According to Tan, Fidelity International’s underlying client data indicates that interest in sustainable investing “has not gone away”.
“That said, I think the performance of ESG-themed products, in particular, has been impacted over the last one to two years, particularly in a higher interest rate environment, because a lot of the stocks associated with ESG are more growth-oriented. They have longer-dated paybacks, and those tend to be more adversely impacted in a higher interest rate environment.”
Investors who had jumped aboard the ESG investing bandwagon during the Covid-19 years developed a misconception that screening methods could guarantee better financial returns while accomplishing sustainable outcomes.
“The current environment has shown that there are times in a cycle where that will be true — where they will move together — and there are times in a cycle where that will not be true — where they will come apart. We’re in one of those phases now where that is not true. So, you need to be quite clear: are you investing for financial value or are you investing for values?” Tan asks.
Transition finance is another “dynamic” concept on the horizon, says Tan, and one that is notoriously difficult to define. “Transition [finance] is more [centred] around what is economically and societally possible at any one given time. That’s partly why the desire to try to create technical standards around what transition means is inherently a very challenging one.”
National priorities can also shape how market regulators decide which emissions-intensive sectors or projects are acceptable, at least temporarily.
For example, the Monetary Authority of Singapore (MAS) launched in December 2023 the Singapore-Asia Taxonomy for Sustainable Finance, the world’s first taxonomy to pioneer the concept of a “transition” category. According to MAS, “providing clarity on what constitutes sustainable and transition financing” will help to reduce the risk of “greenor transition-washing”, as financial institutions will be able to identify and disclose how their financed activities and labelled products are aligned with the Taxonomy.
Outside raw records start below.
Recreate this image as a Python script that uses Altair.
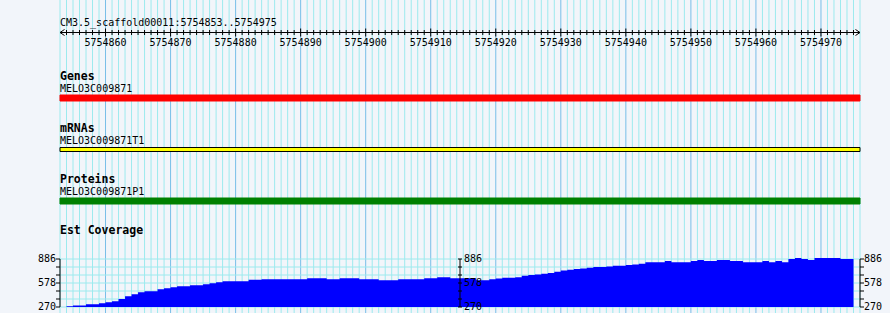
import altair as alt
import pandas as pd

# ---------------- data ----------------
region_label = "CM3.5_scaffold00011:5754853..5754975"
view_start = 5754853
view_end = 5754976          # end of last base shown (5754975 + 1)
major_step = 10

track_titles = ["Genes", "mRNAs", "Proteins", "Est Coverage"]
feature_names = ["MELO3C009871", "MELO3C009871T1", "MELO3C009871P1"]
feature_start = [5754853, 5754853, 5754853]
feature_end = [5754976, 5754976, 5754976]
feature_fill = ["#FF0000", "#FFFF00", "#008000"]
feature_stroke = ["#FF0000", "#000000", "#008000"]

coverage_start = 5754854
coverage = [280, 288, 288, 305, 305, 318, 331, 344, 373, 408,
            434, 460, 473, 473, 499, 511, 524, 537, 537, 550,
            550, 563, 576, 589, 602, 602, 602, 602, 619, 619,
            627, 627, 627, 627, 627, 627, 627, 640, 640, 640,
            627, 627, 640, 640, 640, 627, 627, 627, 614, 614,
            614, 627, 627, 627, 627, 640, 640, 653, 653, 640,
            640, 640, 640, 614, 614, 627, 636, 645, 645, 653,
            670, 680, 688, 697, 705, 722, 740, 748, 757, 765,
            774, 783, 783, 791, 800, 800, 808, 817, 825, 843,
            843, 843, 860, 843, 843, 843, 860, 873, 860, 860,
            873, 873, 860, 860, 843, 843, 843, 860, 843, 860,
            843, 886, 899, 886, 873, 899, 899, 899, 899, 886,
            886]
cov_min, cov_max = 270, 886
cov_labels = [270, 578, 886]
cov_ticks = [270 + (cov_max - cov_min) * k / 6 for k in range(7)]

# ---------------- styles ----------------
BG = "#F2F5FA"
GRID_MINOR = "#9CEAEE"
GRID_MAJOR = "#78BEE8"
MONO = "DejaVu Sans Mono"

xscale = alt.Scale(domain=[view_start, view_end], nice=False, zero=False)
cov_scale = alt.Scale(domain=[cov_min, cov_max], range=[307, 259], nice=False, zero=False)

positions = list(range(view_start, view_end + 1))
grid_df = pd.DataFrame({"pos": positions})
grid_df["major"] = grid_df["pos"] % major_step == 0

X = lambda f="pos": alt.X(f"{f}:Q", scale=xscale, axis=None)

vgrid_minor = alt.Chart(grid_df[~grid_df["major"]]).mark_rule(
    color=GRID_MINOR, strokeWidth=1
).encode(x=X(), y=alt.value(0), y2=alt.value(313))

vgrid_major = alt.Chart(grid_df[grid_df["major"]]).mark_rule(
    color=GRID_MAJOR, strokeWidth=1
).encode(x=X(), y=alt.value(0), y2=alt.value(313))

hgrid_df = pd.DataFrame({"lvl": cov_ticks})
hgrid = alt.Chart(hgrid_df).mark_rule(color=GRID_MINOR, strokeWidth=1).encode(
    x=alt.value(0), x2=alt.value(800),
    y=alt.Y("lvl:Q", scale=cov_scale, axis=None),
)

# coverage step area
cov_pos = [coverage_start + i for i in range(len(coverage))]
cov_df = pd.DataFrame({"pos": cov_pos + [cov_pos[-1] + 1],
                       "cov": coverage + [coverage[-1]]})
cov_area = alt.Chart(cov_df).mark_area(
    interpolate="step-after", color="#0000FF", opacity=1
).encode(
    x=X(),
    y=alt.Y("cov:Q", scale=cov_scale, axis=None),
    y2=alt.Y2(datum=cov_min),
)

# feature bars
bar_y = [(95, 101), (147.5, 151.5), (198, 204)]
feature_layers = []
for i in range(3):
    fdf = pd.DataFrame({"s": [feature_start[i]], "e": [feature_end[i]]})
    feature_layers.append(
        alt.Chart(fdf).mark_rect(
            fill=feature_fill[i], stroke=feature_stroke[i], strokeWidth=1
        ).encode(
            x=alt.X("s:Q", scale=xscale, axis=None), x2="e:Q",
            y=alt.value(bar_y[i][0]), y2=alt.value(bar_y[i][1]),
        )
    )

# ruler
ruler_df = pd.DataFrame({"s": [view_start], "e": [view_end]})
ruler_line = alt.Chart(ruler_df).mark_rule(color="black", strokeWidth=1).encode(
    x=alt.X("s:Q", scale=xscale, axis=None), x2="e:Q", y=alt.value(32.5)
)
tick_df = pd.DataFrame({"pos": list(range(view_start + 1, view_end))})
tick_df["major"] = tick_df["pos"] % major_step == 0
minor_ticks = alt.Chart(tick_df[~tick_df["major"]]).mark_rule(color="black").encode(
    x=X(), y=alt.value(30), y2=alt.value(35)
)
major_ticks = alt.Chart(tick_df[tick_df["major"]]).mark_rule(color="black").encode(
    x=X(), y=alt.value(28.5), y2=alt.value(36.5)
)
tick_labels = alt.Chart(tick_df[tick_df["major"]]).mark_text(
    font=MONO, fontSize=10, color="black", align="center", baseline="alphabetic"
).encode(x=X(), y=alt.value(46), text="pos:Q")

left_arrow = alt.Chart(pd.DataFrame({"pos": [view_start]})).mark_point(
    shape="M1.5,-1L0,0L1.5,1", filled=False, color="black", size=36,
    strokeWidth=1, opacity=1
).encode(x=X(), y=alt.value(32.5))
right_arrow = alt.Chart(pd.DataFrame({"pos": [view_end]})).mark_point(
    shape="M-1.5,-1L0,0L-1.5,1", filled=False, color="black", size=36,
    strokeWidth=1, opacity=1
).encode(x=X(), y=alt.value(32.5))


def text_layer(txt, y, bold=False, size=10):
    d = pd.DataFrame({"pos": [view_start], "t": [txt]})
    return alt.Chart(d).mark_text(
        font=MONO, fontSize=size, fontWeight="bold" if bold else "normal",
        color="black", align="left", baseline="alphabetic"
    ).encode(x=X(), y=alt.value(y), text="t:N")


texts = [text_layer(region_label, 25.5)]
title_y = [80, 131.5, 183, 234]
name_y = [92, 144, 195]
for i, t in enumerate(track_titles):
    texts.append(text_layer(t, title_y[i], bold=True, size=11.5))
for i, n in enumerate(feature_names):
    texts.append(text_layer(n, name_y[i]))

# coverage axes (left, middle, right)
axis_pos = [view_start, (view_start + view_end) / 2, view_end]
axis_layers = []
for j, ap in enumerate(axis_pos):
    line_df = pd.DataFrame({"pos": [ap], "lo": [cov_min], "hi": [cov_max]})
    axis_layers.append(
        alt.Chart(line_df).mark_rule(color="black", strokeWidth=1).encode(
            x=X(), y=alt.Y("lo:Q", scale=cov_scale, axis=None), y2="hi:Q"
        )
    )
    tdf = pd.DataFrame({"pos": [ap] * len(cov_ticks), "lvl": cov_ticks})
    off = [-2, 0, 2][j]
    axis_layers.append(
        alt.Chart(tdf).mark_tick(
            orient="horizontal", size=4, thickness=1, color="black",
            xOffset=off, opacity=1
        ).encode(x=X(), y=alt.Y("lvl:Q", scale=cov_scale, axis=None))
    )
    ldf = pd.DataFrame({"pos": [ap] * len(cov_labels), "lvl": cov_labels})
    axis_layers.append(
        alt.Chart(ldf).mark_text(
            font=MONO, fontSize=10, color="black",
            align="right" if j == 0 else "left",
            dx=-4 if j == 0 else 4, baseline="middle"
        ).encode(x=X(), y=alt.Y("lvl:Q", scale=cov_scale, axis=None), text="lvl:Q")
    )

chart = alt.layer(
    vgrid_minor, vgrid_major, hgrid, cov_area, *feature_layers,
    ruler_line, minor_ticks, major_ticks, tick_labels, left_arrow, right_arrow,
    *texts, *axis_layers
).properties(
    width=800, height=313,
    autosize=alt.AutoSizeParams(type="none"),
    padding={"left": 60, "right": 30, "top": 0, "bottom": 0},
).configure(background=BG).configure_view(stroke=None, fill=BG)

chart.save("out.html", embed_options={"renderer": "svg", "actions": False})
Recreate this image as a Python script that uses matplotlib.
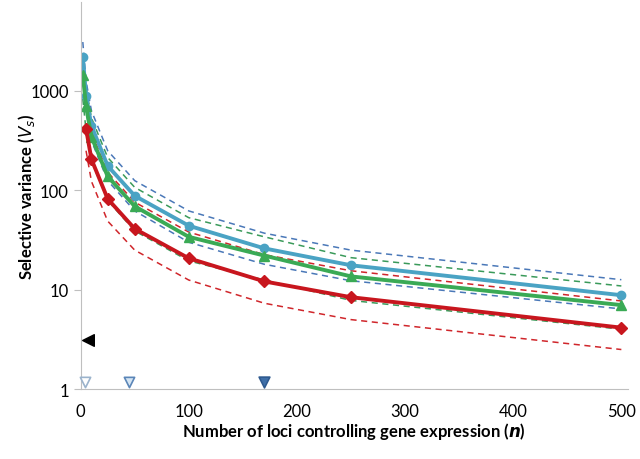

However, such lucid regulation remains scarce in other markets. “I understand why people want to define and measure it because there’s a higher level of greenwashing risk attached to transition finance,” says Tan. “Actually, more time should be spent not just on the definitions but on creating investible projects; that’s where the greatest gap is. Where is the supply of investible projects? They need to have an appropriate market-level rate of return on their investment. What are the economic incentives for companies to want to make those long-term investments in transition?”
Pragmatic attitude
The discussion of economic incentives circles back to Tan’s point about pragmatism. “For sustainability to really take hold, you have to show that it adds value to that particular department, that it either reduces costs, improves productivity or represents a more efficient way of working.”
Altruism is much harder to defend in a corporate setting. “If you frame it as if it’s a good thing to do, or it’s the right thing to do, inevitably, when conditions are tough, it’s going to be examined. Is this a ‘nice to have’ or is this a ‘must-have’? For it to be in the ‘must-have’ category, it has to represent an improvement to the business,” he adds.
Many who enter the industry are “drawn by idealism” and “the opportunity to touch these bigger issues”, says Tan. “That opportunity is still there, but its delivery needs to be pragmatic, and that’s true not just of interacting with colleagues [in] my own department, but also of engaging with other companies. We have to understand the constraints [and] the economic environments in which other companies operate in … That’s what I mean by having a pragmatic attitude to the delivery of sustainability.”